__Task data__.
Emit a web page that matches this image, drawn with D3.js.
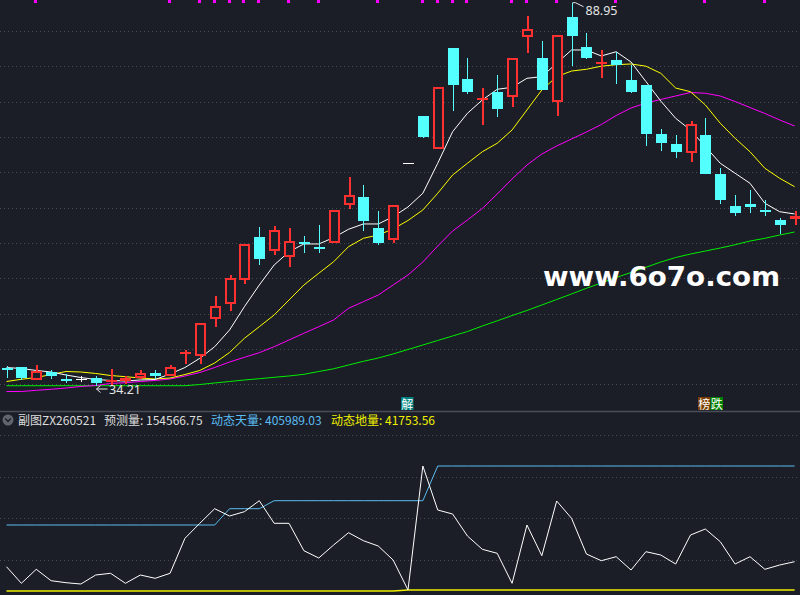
<!DOCTYPE html>
<html><head><meta charset="utf-8">
<script src="https://cdn.jsdelivr.net/npm/d3@7"></script>
<style>html,body{margin:0;padding:0;background:#1b1e26;overflow:hidden}</style>
</head><body><svg id="c" width="800" height="595"></svg>
<script>
// ---- data ----
const bars = d3.range(54);
const open  = [36.74,36.81,35.00,36.18,35.18,35.14,35.24,34.71,34.85,35.33,35.95,35.50,38.67,38.43,43.68,45.82,49.30,55.40,53.44,52.54,54.77,54.02,54.55,59.98,61.17,56.69,54.97,66.03,72.75,67.99,82.43,78.04,75.11,76.14,75.51,84.09,81.00,74.79,86.86,82.57,80.14,80.76,77.90,77.18,70.17,68.74,67.42,70.03,64.46,59.92,60.17,59.24,57.88,58.06];
const high  = [37.00,36.81,37.14,36.43,35.81,35.57,35.61,36.57,35.61,36.43,36.43,37.18,39.29,43.10,47.01,50.01,54.45,56.92,57.02,56.69,55.59,57.16,59.26,64.07,62.88,59.16,59.98,66.03,72.75,76.85,82.43,81.00,76.71,78.61,81.00,87.09,83.47,84.33,88.95,84.58,82.19,81.94,80.04,77.18,70.86,70.03,72.03,72.51,65.27,61.45,62.17,60.74,58.16,59.12];
const low   = [35.28,35.00,35.00,35.10,34.52,34.67,34.21,34.28,34.38,35.14,35.07,35.50,37.24,37.24,42.53,44.91,48.68,51.44,52.91,51.11,53.20,53.20,54.55,59.49,56.30,54.30,54.55,66.03,69.65,67.99,73.51,75.90,71.46,72.56,74.08,81.72,76.47,72.75,79.94,80.86,78.14,77.33,76.08,68.46,67.79,66.79,66.21,64.46,60.17,58.49,58.92,58.49,55.87,57.20];
const close = [36.63,35.33,36.33,35.57,34.97,35.14,34.52,35.00,35.33,35.95,35.61,36.81,39.04,43.10,45.58,49.54,54.45,52.34,56.40,54.87,54.49,53.92,59.26,61.45,57.78,54.55,59.98,66.03,69.79,76.85,77.18,76.22,75.39,73.71,81.00,85.15,76.47,84.33,84.23,81.09,80.51,80.11,76.22,70.17,68.93,67.64,71.56,64.46,60.74,58.92,59.78,59.09,57.23,58.48];
const ma5   = [36.78,36.64,36.36,36.14,35.71,35.35,35.07,34.93,34.85,35.00,35.07,35.86,36.78,38.10,39.76,42.15,45.48,48.58,51.44,53.34,54.45,54.45,55.35,56.55,57.31,57.31,58.35,59.74,61.70,65.99,70.50,73.14,75.04,76.57,76.85,78.14,78.37,80.29,82.19,82.19,81.33,81.94,80.47,77.68,74.89,72.42,70.75,68.36,65.99,64.56,63.13,60.27,59.06,58.74];
const ma10  = [34.78,35.10,35.35,35.78,36.21,36.14,35.93,35.64,35.47,35.28,35.14,35.28,35.78,36.36,37.43,38.93,40.96,42.62,44.29,46.44,48.58,50.26,51.91,54.06,55.26,55.73,56.59,57.81,59.31,61.70,64.31,65.99,67.64,68.85,70.75,73.61,76.47,78.37,79.18,79.43,79.87,80.08,80.19,79.87,78.86,76.75,76.22,74.32,71.71,69.56,67.64,65.27,63.84,62.64];
const ma20  = [33.35,33.35,33.52,33.67,33.85,34.07,34.21,34.50,34.61,34.78,34.93,35.14,35.57,36.07,36.78,37.57,38.24,38.90,39.76,40.72,41.68,42.62,43.58,45.25,46.19,47.15,48.58,50.01,51.87,54.16,56.30,57.88,59.52,61.59,63.74,65.74,67.31,68.46,69.46,70.46,71.53,72.82,73.89,74.61,75.11,75.61,76.11,76.00,75.61,74.82,73.96,73.11,72.18,71.32];
const ma60  = [34.18,34.18,34.18,34.18,34.18,34.18,34.18,34.18,34.18,34.18,34.18,34.18,34.18,34.35,34.57,34.78,35.00,35.18,35.38,35.57,35.81,36.21,36.60,37.14,37.67,38.14,38.72,39.36,40.00,40.65,41.29,41.93,42.72,43.46,44.21,44.94,45.72,46.51,47.30,48.11,48.87,49.65,50.37,51.11,51.87,52.51,53.01,53.44,53.87,54.34,54.87,55.26,55.73,56.16];
const signalBars = [2,11,13,14,15,16,17,19,21,25,28,29,30,31,34,35,37,41,47,51];
const highMark = {bar:38, text:"88.95"};
const lowMark  = {bar:6,  text:"34.21"};
const labelBars  = [27, 47];
const labelTexts = ["解", "榜跌"];
// sub chart
const vol    = [110195,61434,102558,69072,63197,59378,85815,90808,61434,85815,76121,90808,193617,237677,280563,259120,271751,304062,237677,237677,157193,135750,173936,210066,186567,170999,129875,41753.56,405989.03,276744,264995,200373,161305,149556,61434,232684,142506,303181,252364,147500,127819,139569,100502,154256,144562,118126,203310,220934,183629,118126,139569,102558,115189,124882];
const volMax = [232684,232684,232684,232684,232684,232684,232684,232684,232684,232684,232684,232684,232684,232684,232684,280563,280563,280563,304062,304062,304062,304062,304062,304062,304062,304062,304062,304062,304062,405989.03,405989.03,405989.03,405989.03,405989.03,405989.03,405989.03,405989.03,405989.03,405989.03,405989.03,405989.03,405989.03,405989.03,405989.03,405989.03,405989.03,405989.03,405989.03,405989.03,405989.03,405989.03,405989.03,405989.03,405989.03];
const volMin = [38816,38816,38816,38816,38816,38816,38816,38816,38816,38816,38816,38816,38816,38816,38816,38816,38816,38816,38816,38816,38816,38816,38816,38816,38816,38816,38816,41753.56,41753.56,41753.56,41753.56,41753.56,41753.56,41753.56,41753.56,41753.56,41753.56,41753.56,41753.56,41753.56,41753.56,41753.56,41753.56,41753.56,41753.56,41753.56,41753.56,41753.56,41753.56,41753.56,41753.56,41753.56,41753.56,41753.56];
const header = [
  {t:"副图ZX260521", c:"#dcdcdc"},
  {t:"预测量: 154566.75", c:"#dcdcdc"},
  {t:"动态天量: 405989.03", c:"#5bbcf2"},
  {t:"动态地量: 41753.56", c:"#f0f000"}
];
const mainGridCount = 11, subGridCount = 4;

// ---- drawing ----
const W = 800, H = 595;
const BG = "#1b1e26", CYAN = "#54ffff", RED = "#ff3030";
const svg = d3.select("#c");
svg.append("rect").attr("width", W).attr("height", H).attr("fill", BG);

const x = d3.scaleLinear().domain([0, 53]).range([6.5, 794.6]);
const y = d3.scaleLinear().domain([34.21, 88.95]).range([385.5, 2.7]);
const y2 = d3.scaleLinear().domain([41753.56, 405989.03]).range([590, 466]);

const grid = svg.append("g").attr("stroke", "#474b55").attr("stroke-dasharray", "1,3").attr("shape-rendering", "crispEdges");
const g1 = d3.range(mainGridCount).map(k => y.invert(384.3 - k * 35.33));
grid.selectAll("line.m").data(g1).join("line").attr("class", "m")
  .attr("x1", 0).attr("x2", W).attr("y1", d => Math.round(y(d)) + 0.5).attr("y2", d => Math.round(y(d)) + 0.5);
const g2 = d3.range(subGridCount).map(k => y2.invert(560 - k * 41.67));
grid.selectAll("line.s").data(g2).join("line").attr("class", "s")
  .attr("x1", 0).attr("x2", W).attr("y1", d => Math.round(y2(d)) + 0.5).attr("y2", d => Math.round(y2(d)) + 0.5);

// separator
svg.append("line").attr("x1", 0).attr("x2", W).attr("y1", 411.5).attr("y2", 411.5)
  .attr("stroke", "#4a4e58").attr("stroke-width", 1.5);

// MA lines
const mainLine = (arr, color) => {
  svg.append("path").datum(bars)
    .attr("d", d3.line().x(i => x(i)).y(i => y(arr[i])))
    .attr("fill", "none").attr("stroke", color).attr("stroke-width", 1);
};
mainLine(ma60, "#00ee00");
mainLine(ma20, "#ff00ff");
mainLine(ma10, "#ffff00");
mainLine(ma5, "#ffffff");

// candles
const cg = svg.append("g").attr("shape-rendering", "crispEdges");
bars.forEach(i => {
  const cx = Math.round(x(i));
  const o = open[i], c = close[i];
  const top = Math.round(y(Math.max(o, c))), bot = Math.round(y(Math.min(o, c)));
  const hy = Math.round(y(high[i])), ly = Math.round(y(low[i]));
  if (c > o) {
    if (hy < top) cg.append("rect").attr("x", cx).attr("y", hy).attr("width", 1.5).attr("height", top - hy).attr("fill", RED);
    if (ly > bot) cg.append("rect").attr("x", cx).attr("y", bot).attr("width", 1.5).attr("height", ly - bot).attr("fill", RED);
    if (bot - top <= 4) {
      cg.append("rect").attr("x", cx - 5).attr("y", top).attr("width", 11).attr("height", Math.max(2, bot - top)).attr("fill", RED);
      if (bot - top > 2) cg.append("rect").attr("x", cx - 3).attr("y", top + 1.5).attr("width", 7).attr("height", bot - top - 3).attr("fill", BG);
    } else {
      cg.append("rect").attr("x", cx - 4).attr("y", top + 1).attr("width", 9).attr("height", bot - top - 2)
        .attr("fill", BG).attr("stroke", RED).attr("stroke-width", 2);
    }
  } else if (c < o) {
    cg.append("line").attr("x1", cx + 0.5).attr("x2", cx + 0.5).attr("y1", hy).attr("y2", ly).attr("stroke", CYAN);
    cg.append("rect").attr("x", cx - 5).attr("y", top).attr("width", 11).attr("height", Math.max(2, bot - top)).attr("fill", CYAN);
  } else {
    cg.append("line").attr("x1", cx + 0.5).attr("x2", cx + 0.5).attr("y1", hy).attr("y2", ly).attr("stroke", "#ffffff");
    cg.append("line").attr("x1", cx - 5).attr("x2", cx + 6).attr("y1", top + 0.5).attr("y2", top + 0.5).attr("stroke", "#ffffff").attr("stroke-width", 1.5);
  }
});

// signal marks at the top
svg.append("g").selectAll("rect").data(signalBars).join("rect")
  .attr("x", i => Math.round(x(i)) - 2).attr("y", 0).attr("width", 3).attr("height", 3).attr("fill", "#ff00ff");

// high / low markers
{
  const hx = Math.round(x(highMark.bar)) + 0.5, hy = y(high[highMark.bar]);
  svg.append("path").attr("d", `M${hx},${hy}H${hx + 3}L${hx + 11},${hy + 4}`).attr("fill", "none").attr("stroke", "#e6e6e6");
  svg.append("text").attr("x", hx + 13).attr("y", hy + 12).attr("fill", "#e6e6e6")
    .attr("font-family", "Noto Sans, sans-serif").attr("font-size", 12.5).text(highMark.text);
  const lx = Math.round(x(lowMark.bar)) + 0.5, ly = y(low[lowMark.bar]);
  svg.append("path").attr("d", `M${lx + 4},${ly}L${lx},${ly + 3.5}L${lx + 4},${ly + 7}M${lx},${ly + 3.5}H${lx + 11}`).attr("fill", "none").attr("stroke", "#e6e6e6");
  svg.append("text").attr("x", lx + 12.5).attr("y", ly + 8.5).attr("fill", "#e6e6e6")
    .attr("font-family", "Noto Sans, sans-serif").attr("font-size", 12.5).text(lowMark.text);
}

// bar labels
const labelColors = ["#008080", "#7a3e00", "#008000"];
let colorIdx = 0;
labelBars.forEach((b, k) => {
  const chars = Array.from(labelTexts[k]);
  const x0 = Math.round(x(b)) - 7;
  chars.forEach((ch, j) => {
    const bx = x0 + j * 12.5;
    svg.append("rect").attr("x", bx).attr("y", 397).attr("width", 12.5).attr("height", 13).attr("fill", labelColors[colorIdx++]);
    svg.append("text").attr("x", bx + 6.25).attr("y", 408.5).attr("text-anchor", "middle").attr("fill", "#ffffff")
      .attr("font-family", "Noto Sans CJK SC").attr("font-size", 12).text(ch);
  });
});

// watermark
svg.append("text").attr("x", 543).attr("y", 286).attr("fill", "#ffffff")
  .attr("font-family", "DejaVu Sans, sans-serif").attr("font-weight", "bold").attr("font-size", 27)
  .attr("textLength", 237).attr("lengthAdjust", "spacingAndGlyphs").text("www.6o7o.com");

// header
svg.append("circle").attr("cx", 8).attr("cy", 420).attr("r", 5.5).attr("fill", "#5f646e");
svg.append("path").attr("d", "M5.2,418.5L8,421.5L10.8,418.5").attr("fill", "none").attr("stroke", "#1b1e26").attr("stroke-width", 1.4);
const htxt = svg.append("text").attr("y", 424.5).attr("font-family", "Noto Sans CJK SC").attr("font-size", 12);
const hx = [18, 104, 211, 331];
header.forEach((h, k) => htxt.append("tspan").attr("x", hx[k]).attr("fill", h.c).text(h.t));

// sub chart lines
const subLine = (arr, color, w) => {
  svg.append("path").datum(bars)
    .attr("d", d3.line().x(i => x(i)).y(i => y2(arr[i])))
    .attr("fill", "none").attr("stroke", color).attr("stroke-width", w);
};
subLine(volMin, "#f0f000", 1.5);
subLine(volMax, "#5bbcf2", 1);
subLine(vol, "#ffffff", 1);
</script></body></html>
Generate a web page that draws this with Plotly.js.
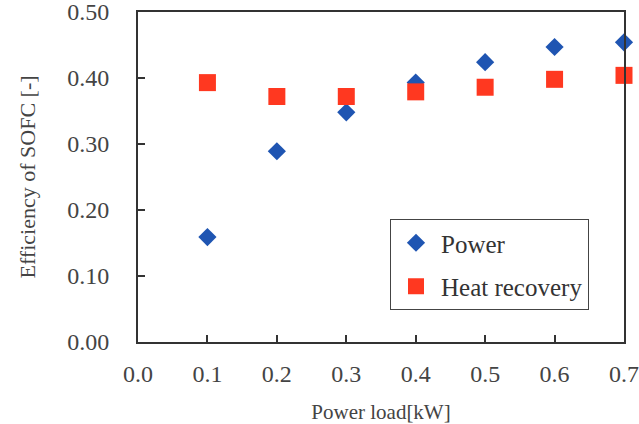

__Instructions to follow__. Output a single number: how many lines contain the word "that".

__Result of this exercise__. 2